Aim
Retype only the lines below from the one with "Give me the matplotlib source for this chart." to the one with "6.8, 4.0, 2.0, 0.7, 0.2, 0.0, 0.0]", inclusive, skipping every image.
[BEGIN]
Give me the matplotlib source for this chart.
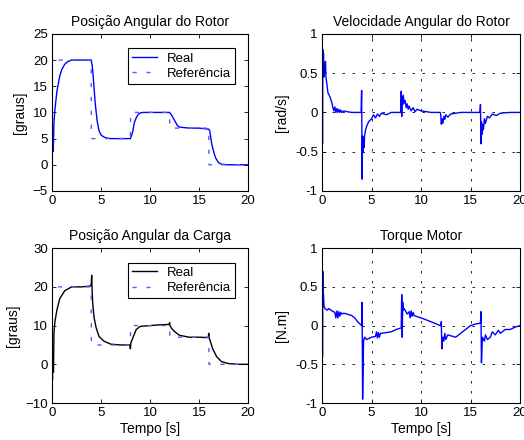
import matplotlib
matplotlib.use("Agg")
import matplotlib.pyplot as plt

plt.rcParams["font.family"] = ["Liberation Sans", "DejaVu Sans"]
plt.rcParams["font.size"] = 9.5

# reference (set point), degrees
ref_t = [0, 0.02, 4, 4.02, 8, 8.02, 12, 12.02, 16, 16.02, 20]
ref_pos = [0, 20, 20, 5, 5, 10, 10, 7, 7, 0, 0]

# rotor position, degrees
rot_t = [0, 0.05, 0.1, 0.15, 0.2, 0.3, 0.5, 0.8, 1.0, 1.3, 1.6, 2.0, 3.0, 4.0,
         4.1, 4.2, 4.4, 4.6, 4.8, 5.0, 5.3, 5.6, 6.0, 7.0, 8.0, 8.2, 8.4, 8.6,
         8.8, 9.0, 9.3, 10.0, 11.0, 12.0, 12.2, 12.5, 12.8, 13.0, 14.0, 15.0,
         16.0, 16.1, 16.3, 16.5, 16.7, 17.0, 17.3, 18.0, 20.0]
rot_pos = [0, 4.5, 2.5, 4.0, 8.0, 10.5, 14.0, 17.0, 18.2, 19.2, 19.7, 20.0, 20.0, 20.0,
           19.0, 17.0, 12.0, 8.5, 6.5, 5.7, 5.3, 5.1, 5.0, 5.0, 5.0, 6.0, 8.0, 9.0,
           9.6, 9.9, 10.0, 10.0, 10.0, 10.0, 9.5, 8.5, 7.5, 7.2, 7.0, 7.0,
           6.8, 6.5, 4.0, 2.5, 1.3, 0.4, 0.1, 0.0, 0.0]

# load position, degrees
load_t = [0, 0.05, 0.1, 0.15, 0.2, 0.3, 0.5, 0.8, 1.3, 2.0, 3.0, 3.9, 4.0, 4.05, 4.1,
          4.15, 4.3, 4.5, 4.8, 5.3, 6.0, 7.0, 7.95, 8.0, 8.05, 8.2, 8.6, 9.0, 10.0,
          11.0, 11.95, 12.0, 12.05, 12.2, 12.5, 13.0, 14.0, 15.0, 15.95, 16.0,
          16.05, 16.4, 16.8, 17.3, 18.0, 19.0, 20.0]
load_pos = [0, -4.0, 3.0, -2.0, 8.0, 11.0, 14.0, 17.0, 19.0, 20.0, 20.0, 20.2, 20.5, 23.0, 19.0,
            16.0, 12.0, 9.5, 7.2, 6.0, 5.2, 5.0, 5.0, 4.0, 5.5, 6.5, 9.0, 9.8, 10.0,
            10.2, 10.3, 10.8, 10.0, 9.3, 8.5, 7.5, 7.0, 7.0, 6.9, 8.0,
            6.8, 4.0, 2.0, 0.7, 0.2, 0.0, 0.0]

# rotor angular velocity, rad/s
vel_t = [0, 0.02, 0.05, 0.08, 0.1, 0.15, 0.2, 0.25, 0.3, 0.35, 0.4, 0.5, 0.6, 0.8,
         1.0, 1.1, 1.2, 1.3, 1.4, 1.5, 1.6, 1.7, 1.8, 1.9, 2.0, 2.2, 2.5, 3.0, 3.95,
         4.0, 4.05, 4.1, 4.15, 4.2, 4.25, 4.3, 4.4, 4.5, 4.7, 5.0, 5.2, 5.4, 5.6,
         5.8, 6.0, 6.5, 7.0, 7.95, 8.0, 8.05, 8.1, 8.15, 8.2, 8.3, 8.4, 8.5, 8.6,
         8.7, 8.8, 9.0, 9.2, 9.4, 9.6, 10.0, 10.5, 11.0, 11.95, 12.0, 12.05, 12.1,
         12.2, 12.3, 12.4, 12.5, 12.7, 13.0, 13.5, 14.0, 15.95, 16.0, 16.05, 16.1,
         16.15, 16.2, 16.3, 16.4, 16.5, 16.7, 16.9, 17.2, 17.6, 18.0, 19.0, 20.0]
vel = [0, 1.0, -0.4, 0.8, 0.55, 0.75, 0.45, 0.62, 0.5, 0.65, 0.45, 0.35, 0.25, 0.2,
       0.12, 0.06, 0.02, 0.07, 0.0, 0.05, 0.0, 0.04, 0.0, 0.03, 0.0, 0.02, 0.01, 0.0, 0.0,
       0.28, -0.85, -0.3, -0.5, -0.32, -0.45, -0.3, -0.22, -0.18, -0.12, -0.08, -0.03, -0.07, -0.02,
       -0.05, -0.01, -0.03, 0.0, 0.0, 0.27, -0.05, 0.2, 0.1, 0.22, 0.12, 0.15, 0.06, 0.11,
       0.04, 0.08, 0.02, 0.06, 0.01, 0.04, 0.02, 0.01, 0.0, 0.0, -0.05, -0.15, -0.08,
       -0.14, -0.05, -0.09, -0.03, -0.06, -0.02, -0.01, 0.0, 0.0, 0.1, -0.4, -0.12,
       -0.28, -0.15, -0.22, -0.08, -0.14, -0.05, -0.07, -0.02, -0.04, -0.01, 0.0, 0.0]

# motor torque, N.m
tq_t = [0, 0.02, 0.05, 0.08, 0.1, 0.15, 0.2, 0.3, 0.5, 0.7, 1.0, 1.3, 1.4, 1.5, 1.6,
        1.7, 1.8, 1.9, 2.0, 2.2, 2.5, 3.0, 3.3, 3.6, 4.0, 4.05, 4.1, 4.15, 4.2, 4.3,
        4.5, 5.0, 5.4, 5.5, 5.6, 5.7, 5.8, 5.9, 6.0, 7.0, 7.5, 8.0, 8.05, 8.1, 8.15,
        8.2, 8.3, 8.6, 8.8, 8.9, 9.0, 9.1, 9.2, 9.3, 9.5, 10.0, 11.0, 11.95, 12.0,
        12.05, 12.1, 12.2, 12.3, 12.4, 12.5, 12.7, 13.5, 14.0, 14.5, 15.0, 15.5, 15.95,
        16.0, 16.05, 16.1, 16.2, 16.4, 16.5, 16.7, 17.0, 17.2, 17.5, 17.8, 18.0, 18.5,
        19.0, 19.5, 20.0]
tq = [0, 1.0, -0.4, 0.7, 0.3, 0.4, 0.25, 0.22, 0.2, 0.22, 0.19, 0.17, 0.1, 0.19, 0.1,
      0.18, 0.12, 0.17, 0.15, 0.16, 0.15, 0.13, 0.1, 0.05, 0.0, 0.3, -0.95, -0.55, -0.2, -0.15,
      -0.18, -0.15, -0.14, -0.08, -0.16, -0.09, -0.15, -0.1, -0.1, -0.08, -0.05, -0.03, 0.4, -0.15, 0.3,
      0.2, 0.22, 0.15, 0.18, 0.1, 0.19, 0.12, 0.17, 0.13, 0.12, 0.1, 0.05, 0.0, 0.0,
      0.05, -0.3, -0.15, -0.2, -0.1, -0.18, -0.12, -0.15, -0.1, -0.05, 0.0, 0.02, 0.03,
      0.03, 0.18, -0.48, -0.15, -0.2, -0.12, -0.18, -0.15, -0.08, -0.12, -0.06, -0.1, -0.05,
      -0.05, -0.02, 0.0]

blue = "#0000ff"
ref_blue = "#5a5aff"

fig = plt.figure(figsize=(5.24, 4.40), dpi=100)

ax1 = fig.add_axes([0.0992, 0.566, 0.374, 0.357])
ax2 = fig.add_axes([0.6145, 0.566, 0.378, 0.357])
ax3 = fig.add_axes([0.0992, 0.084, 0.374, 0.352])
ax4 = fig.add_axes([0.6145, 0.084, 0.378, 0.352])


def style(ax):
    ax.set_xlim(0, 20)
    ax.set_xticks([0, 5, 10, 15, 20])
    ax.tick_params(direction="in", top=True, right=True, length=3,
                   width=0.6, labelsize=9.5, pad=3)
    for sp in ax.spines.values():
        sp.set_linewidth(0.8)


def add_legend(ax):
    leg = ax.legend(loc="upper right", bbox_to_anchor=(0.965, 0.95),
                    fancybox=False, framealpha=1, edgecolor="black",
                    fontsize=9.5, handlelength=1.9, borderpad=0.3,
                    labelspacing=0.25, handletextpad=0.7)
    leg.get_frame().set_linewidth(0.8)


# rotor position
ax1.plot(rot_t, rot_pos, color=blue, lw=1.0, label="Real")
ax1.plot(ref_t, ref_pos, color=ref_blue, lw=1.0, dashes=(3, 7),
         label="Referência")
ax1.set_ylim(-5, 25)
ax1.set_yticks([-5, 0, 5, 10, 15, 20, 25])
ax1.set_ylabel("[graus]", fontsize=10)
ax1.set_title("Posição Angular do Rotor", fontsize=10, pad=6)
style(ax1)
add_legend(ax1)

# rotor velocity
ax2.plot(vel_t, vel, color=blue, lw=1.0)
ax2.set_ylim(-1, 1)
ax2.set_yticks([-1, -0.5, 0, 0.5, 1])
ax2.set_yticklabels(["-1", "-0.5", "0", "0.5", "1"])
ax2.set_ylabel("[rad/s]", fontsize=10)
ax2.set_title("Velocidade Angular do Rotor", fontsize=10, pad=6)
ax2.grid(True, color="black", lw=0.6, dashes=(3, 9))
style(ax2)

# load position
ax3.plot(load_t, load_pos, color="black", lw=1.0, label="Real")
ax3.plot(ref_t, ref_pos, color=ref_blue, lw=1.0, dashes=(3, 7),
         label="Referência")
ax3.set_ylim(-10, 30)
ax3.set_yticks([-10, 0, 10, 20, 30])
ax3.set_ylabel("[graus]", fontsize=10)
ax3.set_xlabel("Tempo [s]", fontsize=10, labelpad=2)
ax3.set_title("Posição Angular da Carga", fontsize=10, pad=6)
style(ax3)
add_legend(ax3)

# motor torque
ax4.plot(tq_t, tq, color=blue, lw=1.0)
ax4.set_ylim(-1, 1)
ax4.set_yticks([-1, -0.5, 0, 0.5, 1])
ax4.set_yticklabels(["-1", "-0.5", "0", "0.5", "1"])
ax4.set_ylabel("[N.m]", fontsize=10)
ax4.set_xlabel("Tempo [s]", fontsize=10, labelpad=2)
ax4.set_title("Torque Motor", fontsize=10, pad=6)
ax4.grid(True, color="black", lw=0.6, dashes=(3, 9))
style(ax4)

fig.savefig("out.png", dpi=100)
[END]
[BEGIN]
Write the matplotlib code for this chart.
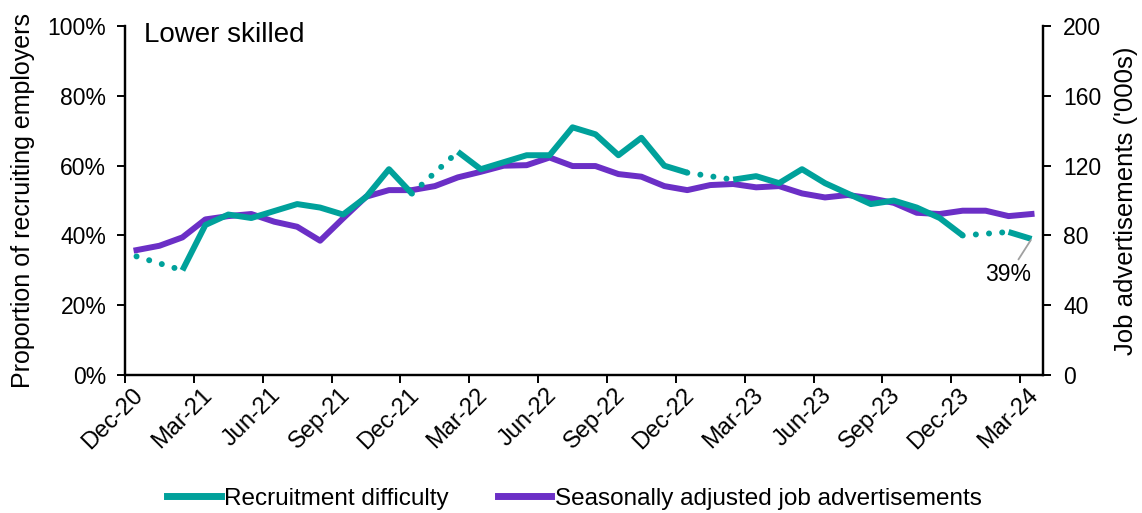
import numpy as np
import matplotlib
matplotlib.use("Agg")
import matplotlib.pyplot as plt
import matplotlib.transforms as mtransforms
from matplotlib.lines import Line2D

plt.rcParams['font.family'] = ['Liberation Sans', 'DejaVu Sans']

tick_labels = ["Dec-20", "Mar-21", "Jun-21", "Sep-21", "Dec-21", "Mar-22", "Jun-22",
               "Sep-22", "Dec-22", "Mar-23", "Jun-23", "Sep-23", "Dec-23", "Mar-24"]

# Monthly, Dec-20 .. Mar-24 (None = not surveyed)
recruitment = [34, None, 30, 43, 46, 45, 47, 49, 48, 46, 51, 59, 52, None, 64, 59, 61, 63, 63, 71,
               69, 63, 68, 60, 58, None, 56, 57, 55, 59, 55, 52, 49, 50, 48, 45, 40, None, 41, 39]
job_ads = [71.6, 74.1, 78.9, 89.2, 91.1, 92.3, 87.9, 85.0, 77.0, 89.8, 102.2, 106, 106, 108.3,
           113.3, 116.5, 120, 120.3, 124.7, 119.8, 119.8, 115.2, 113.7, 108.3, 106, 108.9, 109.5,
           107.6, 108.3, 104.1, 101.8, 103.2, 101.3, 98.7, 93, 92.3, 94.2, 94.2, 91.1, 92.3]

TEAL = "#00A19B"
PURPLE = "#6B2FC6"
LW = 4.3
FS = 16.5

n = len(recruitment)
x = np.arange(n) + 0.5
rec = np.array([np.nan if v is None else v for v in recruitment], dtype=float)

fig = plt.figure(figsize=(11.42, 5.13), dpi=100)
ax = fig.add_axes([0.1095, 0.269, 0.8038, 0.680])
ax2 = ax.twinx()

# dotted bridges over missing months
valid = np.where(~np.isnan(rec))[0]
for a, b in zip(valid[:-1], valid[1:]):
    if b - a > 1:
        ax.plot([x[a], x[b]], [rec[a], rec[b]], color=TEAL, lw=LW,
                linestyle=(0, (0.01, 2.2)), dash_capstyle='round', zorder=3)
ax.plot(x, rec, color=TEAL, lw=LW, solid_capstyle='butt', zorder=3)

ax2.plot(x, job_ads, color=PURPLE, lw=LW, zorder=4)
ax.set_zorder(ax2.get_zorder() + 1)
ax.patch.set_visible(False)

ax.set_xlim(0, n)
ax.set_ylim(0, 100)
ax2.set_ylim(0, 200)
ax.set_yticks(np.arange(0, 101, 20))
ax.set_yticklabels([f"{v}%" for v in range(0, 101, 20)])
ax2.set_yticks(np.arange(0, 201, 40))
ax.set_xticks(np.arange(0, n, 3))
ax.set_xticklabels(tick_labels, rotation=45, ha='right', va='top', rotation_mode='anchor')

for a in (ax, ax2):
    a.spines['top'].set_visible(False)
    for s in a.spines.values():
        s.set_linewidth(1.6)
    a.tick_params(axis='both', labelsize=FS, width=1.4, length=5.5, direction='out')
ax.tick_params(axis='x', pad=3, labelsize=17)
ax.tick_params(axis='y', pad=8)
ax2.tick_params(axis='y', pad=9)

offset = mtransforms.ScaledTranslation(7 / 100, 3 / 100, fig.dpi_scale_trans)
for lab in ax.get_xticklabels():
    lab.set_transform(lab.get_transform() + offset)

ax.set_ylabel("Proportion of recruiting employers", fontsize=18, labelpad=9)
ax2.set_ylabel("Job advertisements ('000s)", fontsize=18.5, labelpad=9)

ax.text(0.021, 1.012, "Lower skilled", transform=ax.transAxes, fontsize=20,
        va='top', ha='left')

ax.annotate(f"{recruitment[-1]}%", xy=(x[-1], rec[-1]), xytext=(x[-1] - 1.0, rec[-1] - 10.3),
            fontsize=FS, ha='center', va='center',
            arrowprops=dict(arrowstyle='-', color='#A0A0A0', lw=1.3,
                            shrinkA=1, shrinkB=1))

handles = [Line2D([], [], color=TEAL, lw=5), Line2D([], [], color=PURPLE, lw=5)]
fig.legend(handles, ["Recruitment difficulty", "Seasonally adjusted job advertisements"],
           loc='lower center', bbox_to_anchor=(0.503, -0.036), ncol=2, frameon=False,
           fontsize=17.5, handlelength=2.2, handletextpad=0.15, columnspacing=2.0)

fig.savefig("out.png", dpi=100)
[END]
[BEGIN]
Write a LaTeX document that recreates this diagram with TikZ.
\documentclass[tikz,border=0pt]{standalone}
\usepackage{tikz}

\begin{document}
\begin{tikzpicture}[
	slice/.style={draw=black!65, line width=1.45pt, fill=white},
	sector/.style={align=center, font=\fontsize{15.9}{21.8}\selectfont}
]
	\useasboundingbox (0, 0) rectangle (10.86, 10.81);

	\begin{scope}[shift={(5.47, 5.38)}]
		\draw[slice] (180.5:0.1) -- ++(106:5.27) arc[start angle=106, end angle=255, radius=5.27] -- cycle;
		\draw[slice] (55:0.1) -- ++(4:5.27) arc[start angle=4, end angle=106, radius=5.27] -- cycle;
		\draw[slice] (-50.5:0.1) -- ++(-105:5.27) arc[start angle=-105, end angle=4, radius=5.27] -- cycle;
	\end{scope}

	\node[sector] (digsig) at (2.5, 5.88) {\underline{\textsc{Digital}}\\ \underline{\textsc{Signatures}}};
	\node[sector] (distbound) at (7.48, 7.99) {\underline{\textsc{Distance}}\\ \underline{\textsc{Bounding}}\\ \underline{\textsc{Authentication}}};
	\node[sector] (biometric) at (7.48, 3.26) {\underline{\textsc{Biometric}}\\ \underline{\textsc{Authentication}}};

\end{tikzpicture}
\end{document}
[END]
Written solution
Give me the matplotlib source for this chart.
import matplotlib
matplotlib.use("Agg")
import matplotlib.pyplot as plt

plt.rcParams["font.family"] = ["Liberation Sans", "DejaVu Sans"]
plt.rcParams["font.size"] = 9.5

# reference (set point), degrees
ref_t = [0, 0.02, 4, 4.02, 8, 8.02, 12, 12.02, 16, 16.02, 20]
ref_pos = [0, 20, 20, 5, 5, 10, 10, 7, 7, 0, 0]

# rotor position, degrees
rot_t = [0, 0.05, 0.1, 0.15, 0.2, 0.3, 0.5, 0.8, 1.0, 1.3, 1.6, 2.0, 3.0, 4.0,
         4.1, 4.2, 4.4, 4.6, 4.8, 5.0, 5.3, 5.6, 6.0, 7.0, 8.0, 8.2, 8.4, 8.6,
         8.8, 9.0, 9.3, 10.0, 11.0, 12.0, 12.2, 12.5, 12.8, 13.0, 14.0, 15.0,
         16.0, 16.1, 16.3, 16.5, 16.7, 17.0, 17.3, 18.0, 20.0]
rot_pos = [0, 4.5, 2.5, 4.0, 8.0, 10.5, 14.0, 17.0, 18.2, 19.2, 19.7, 20.0, 20.0, 20.0,
           19.0, 17.0, 12.0, 8.5, 6.5, 5.7, 5.3, 5.1, 5.0, 5.0, 5.0, 6.0, 8.0, 9.0,
           9.6, 9.9, 10.0, 10.0, 10.0, 10.0, 9.5, 8.5, 7.5, 7.2, 7.0, 7.0,
           6.8, 6.5, 4.0, 2.5, 1.3, 0.4, 0.1, 0.0, 0.0]

# load position, degrees
load_t = [0, 0.05, 0.1, 0.15, 0.2, 0.3, 0.5, 0.8, 1.3, 2.0, 3.0, 3.9, 4.0, 4.05, 4.1,
          4.15, 4.3, 4.5, 4.8, 5.3, 6.0, 7.0, 7.95, 8.0, 8.05, 8.2, 8.6, 9.0, 10.0,
          11.0, 11.95, 12.0, 12.05, 12.2, 12.5, 13.0, 14.0, 15.0, 15.95, 16.0,
          16.05, 16.4, 16.8, 17.3, 18.0, 19.0, 20.0]
load_pos = [0, -4.0, 3.0, -2.0, 8.0, 11.0, 14.0, 17.0, 19.0, 20.0, 20.0, 20.2, 20.5, 23.0, 19.0,
            16.0, 12.0, 9.5, 7.2, 6.0, 5.2, 5.0, 5.0, 4.0, 5.5, 6.5, 9.0, 9.8, 10.0,
            10.2, 10.3, 10.8, 10.0, 9.3, 8.5, 7.5, 7.0, 7.0, 6.9, 8.0,
            6.8, 4.0, 2.0, 0.7, 0.2, 0.0, 0.0]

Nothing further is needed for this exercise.